The issue of releasing this personnel records has been hotly contested with some police unions, especially because the law is retroactive.
Attorney Michael Rains of Pleasant Hill had sued on behalf of the San Bernardino County Sheriff’s deputies’ union to try to block access to all existing police misconduct throughout the state. Rains argued that the the law means the public should only get access to records about future police shootings and serious misconduct cases, not past ones.
But the state Supreme Court refused to hear that argument.
Separately, the Los Angeles Police Protective League also filed suit, saying that a release of the records retroactively would violate privacy rights. A hearing for that is set for Feb. 5.
Meanwhile, some other departments, such as Inglewood and Long Beach in Southern California, were shredding old records before the law took effect on Jan. 1., though the agencies said the decision was made simply because the documents took up too much space.

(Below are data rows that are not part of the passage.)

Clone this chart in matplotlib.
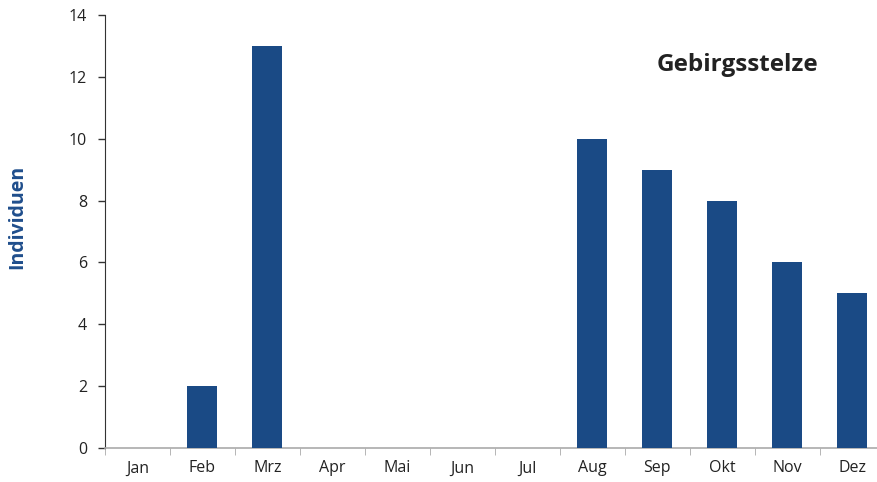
import numpy as np
import matplotlib.pyplot as plt

plt.rcParams['font.family'] = ['Open Sans', 'DejaVu Sans']

months = ['Jan', 'Feb', 'Mrz', 'Apr', 'Mai', 'Jun', 'Jul', 'Aug', 'Sep', 'Okt', 'Nov', 'Dez']
counts = [0, 2, 13, 0, 0, 0, 0, 10, 9, 8, 6, 5]
yticks = [0, 2, 4, 6, 8, 10, 12, 14]

W, H = 877, 482
fig = plt.figure(figsize=(W / 100, H / 100), dpi=100)
ax = fig.add_axes([105 / W, 1 - 448 / H, (884.5 - 105) / W, (448 - 15) / H])

x = np.arange(len(months))
ax.bar(x, counts, width=0.46, color='#1a4a85', zorder=3)

ax.set_xlim(-0.5, len(months) - 0.5)
ax.set_ylim(0, 14)
ax.set_yticks(yticks)
ax.set_xticks(x)
ax.set_xticklabels(months)
ax.set_xticks(np.arange(-0.5, len(months), 1), minor=True)
ax.tick_params(axis='x', which='major', length=0, pad=9, labelsize=11.5, colors='#222222')
ax.tick_params(axis='x', which='minor', length=5, color='#aaaaaa', direction='out')
ax.tick_params(axis='y', length=5, width=1, color='#333333', labelsize=11.5, colors='#222222', pad=8)

for s in ['top', 'right']:
    ax.spines[s].set_visible(False)
ax.spines['left'].set_color('#333333')
ax.spines['bottom'].set_color('#aaaaaa')
ax.spines['bottom'].set_linewidth(1.2)

# y label sits a bit above the axis centre in the original
fig.text(17 / W, 1 - 217 / H, 'Individuen', fontsize=14, fontweight='bold', color='#1f4e8c',
         rotation=90, ha='center', va='center')

fig.text(737 / W, 1 - 65 / H, 'Gebirgsstelze', fontsize=17.5, fontweight='bold',
         color='#222222', ha='center', va='center')

fig.savefig('out.png', dpi=100)
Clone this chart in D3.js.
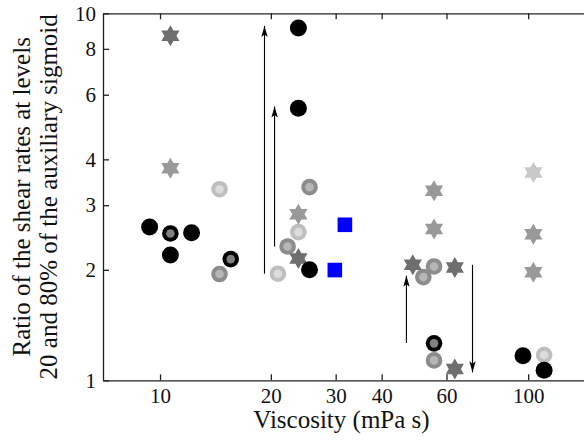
<!DOCTYPE html>
<html>
<head>
<meta charset="utf-8">
<script src="https://cdn.jsdelivr.net/npm/d3@7"></script>
<style>
  body { margin: 0; background: #fff; }
  svg text { font-family: "Liberation Serif", "Times New Roman", serif; fill: #111; }
  .axis path, .axis line { stroke: #222; stroke-width: 1.3; }
</style>
</head>
<body>
<div id="chart"></div>
<script>
// Tick values
var xTicks = [10, 20, 30, 40, 60, 100];
var yTicks = [1, 2, 3, 4, 6, 8, 10];

// Series (viscosity in mPa s, ratio)
var blackX = [23.76, 23.76, 9.37, 10.67, 12.18, 25.47, 96.8, 110.5];
var blackY = [9.12, 5.51, 2.615, 2.194, 2.523, 2.001, 1.167, 1.065];

var blackRingX = [10.67, 15.56, 55.5];
var blackRingY = [2.512, 2.139, 1.261];

var grayRingX = [14.51, 25.47, 22.21, 51.9, 55.5, 55.5];
var grayRingY = [1.948, 3.36, 2.316, 1.911, 2.043, 1.133];

var lightRingX = [14.51, 20.9, 23.76, 110.5];
var lightRingY = [3.317, 1.952, 2.534, 1.172];

var darkStarX = [10.67, 23.76, 48.6, 63.2, 63.2];
var darkStarY = [8.68, 2.148, 2.065, 2.03, 1.073];

var midStarX = [10.67, 23.76, 55.5, 55.5, 103.3, 103.3];
var midStarY = [3.784, 2.836, 3.283, 2.583, 2.502, 1.971];

var lightStarX = [103.3];
var lightStarY = [3.685];

var blueX = [31.78, 29.84];
var blueY = [2.653, 1.997];

// Arrows: x, start y, end y
var arrowX = [19.22, 20.47, 46.7, 70.6];
var arrowFrom = [1.952, 2.316, 1.264, 2.064];
var arrowTo = [9.24, 5.57, 1.927, 1.051];

function zip(xs, ys) { return xs.map(function(x, i) { return {x: x, y: ys[i]}; }); }

var svgWidth = 584;
var svgHeight = 442;
var serif = "'Liberation Serif', 'Times New Roman', serif";

var margin = {top: 13.3, left: 103, bottom: 380.3};
var plotRight = 593;

var svg = d3.select("#chart")
  .append("svg")
  .attr("width", svgWidth)
  .attr("height", svgHeight);

var x = d3.scaleLog().domain([7, 150]).range([margin.left, plotRight]);
var y = d3.scaleLog().domain([1, 10]).range([margin.bottom, margin.top]);

// arrow head
svg.append("defs").append("marker")
  .attr("id", "head")
  .attr("markerUnits", "userSpaceOnUse")
  .attr("viewBox", "0 -4 12 8")
  .attr("refX", 11)
  .attr("refY", 0)
  .attr("markerWidth", 12)
  .attr("markerHeight", 8)
  .attr("orient", "auto")
  .append("path")
  .attr("d", "M0,-3.2L11,0L0,3.2L2.5,0Z")
  .attr("fill", "#000");

// axes
var bottomAxis = d3.axisBottom(x).tickValues(xTicks).tickFormat(d3.format("d"))
  .tickSizeInner(-6).tickSizeOuter(0).tickPadding(8);
var topAxis = d3.axisTop(x).tickValues(xTicks).tickFormat("")
  .tickSizeInner(-6).tickSizeOuter(0);
var leftAxis = d3.axisLeft(y).tickValues(yTicks).tickFormat(d3.format("d"))
  .tickSizeInner(-6).tickSizeOuter(0).tickPadding(7);

svg.append("g").attr("class", "axis")
  .attr("transform", "translate(0," + margin.bottom + ")")
  .call(bottomAxis)
  .attr("font-family", serif).attr("font-size", 21);

svg.append("g").attr("class", "axis")
  .attr("transform", "translate(0," + margin.top + ")")
  .call(topAxis);

svg.append("g").attr("class", "axis")
  .attr("transform", "translate(" + margin.left + ",0)")
  .call(leftAxis)
  .attr("font-family", serif).attr("font-size", 21);

svg.selectAll(".axis text").style("font-family", serif).style("font-size", "21px");

var plot = svg.append("g");

// rings
function rings(data, outer, inner) {
  var g = plot.append("g");
  g.selectAll("circle.o").data(data).enter().append("circle")
    .attr("cx", d => x(d.x)).attr("cy", d => y(d.y))
    .attr("r", 8.3).attr("fill", outer);
  g.selectAll("circle.i").data(data).enter().append("circle")
    .attr("cx", d => x(d.x)).attr("cy", d => y(d.y))
    .attr("r", 4.3).attr("fill", inner);
}

var starPath = (function() {
  var R = 10.5, r = R / Math.sqrt(3), pts = [];
  for (var k = 0; k < 12; k++) {
    var a = -Math.PI / 2 + k * Math.PI / 6;
    var rad = k % 2 === 0 ? R : r;
    pts.push([rad * Math.cos(a), rad * Math.sin(a)]);
  }
  return "M" + pts.map(p => p[0].toFixed(2) + "," + p[1].toFixed(2)).join("L") + "Z";
})();

function stars(data, color) {
  plot.append("g").selectAll("path").data(data).enter().append("path")
    .attr("d", starPath)
    .attr("transform", d => "translate(" + x(d.x) + "," + y(d.y) + ")")
    .attr("fill", color);
}

rings(zip(lightRingX, lightRingY), "#bebebe", "#dcdcdc");
rings(zip(grayRingX, grayRingY), "#8c8c8c", "#b6b6b6");
stars(zip(lightStarX, lightStarY), "#c8c8c8");
stars(zip(midStarX, midStarY), "#999999");
stars(zip(darkStarX, darkStarY), "#6e6e6e");
rings(zip(blackRingX, blackRingY), "#000", "#808080");

plot.append("g").selectAll("circle").data(zip(blackX, blackY)).enter().append("circle")
  .attr("cx", d => x(d.x)).attr("cy", d => y(d.y))
  .attr("r", 8.5).attr("fill", "#000");

plot.append("g").selectAll("rect").data(zip(blueX, blueY)).enter().append("rect")
  .attr("x", d => x(d.x) - 7.3).attr("y", d => y(d.y) - 7.3)
  .attr("width", 14.6).attr("height", 14.6)
  .attr("fill", "#0000ff");

// arrows
plot.append("g").selectAll("line").data(arrowX).enter().append("line")
  .attr("x1", d => x(d)).attr("x2", d => x(d))
  .attr("y1", (d, i) => y(arrowFrom[i]))
  .attr("y2", (d, i) => y(arrowTo[i]))
  .attr("stroke", "#000").attr("stroke-width", 1.1)
  .attr("marker-end", "url(#head)");

// axis titles
svg.append("text")
  .attr("x", 341.5).attr("y", 428)
  .attr("text-anchor", "middle")
  .style("font-size", "25px")
  .text("Viscosity (mPa s)");

var yMid = (margin.top + margin.bottom) / 2;
svg.append("text")
  .attr("transform", "translate(30," + yMid + ") rotate(-90)")
  .attr("text-anchor", "middle")
  .style("font-size", "25px")
  .text("Ratio of the shear rates at levels");
svg.append("text")
  .attr("transform", "translate(57," + yMid + ") rotate(-90)")
  .attr("text-anchor", "middle")
  .style("font-size", "25px")
  .text("20 and 80% of the auxiliary sigmoid");
</script>
</body>
</html>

In response, California Atty. Gen. Xavier Becerra issued a bulletin to law enforcement agencies in the state instructing them to preserve all records that might be disclosed under the law.
“SB 1421 gives us the opportunity to shed light on the police violence that plagues our communities, " said James Burch, policy director, at the Oakland-based Anti Police-Terror Project. "Although law enforcement have made it clear that they will fight transparency every step of the way, we remain steadfast in our commitment to seeing this legislation implemented as intended.”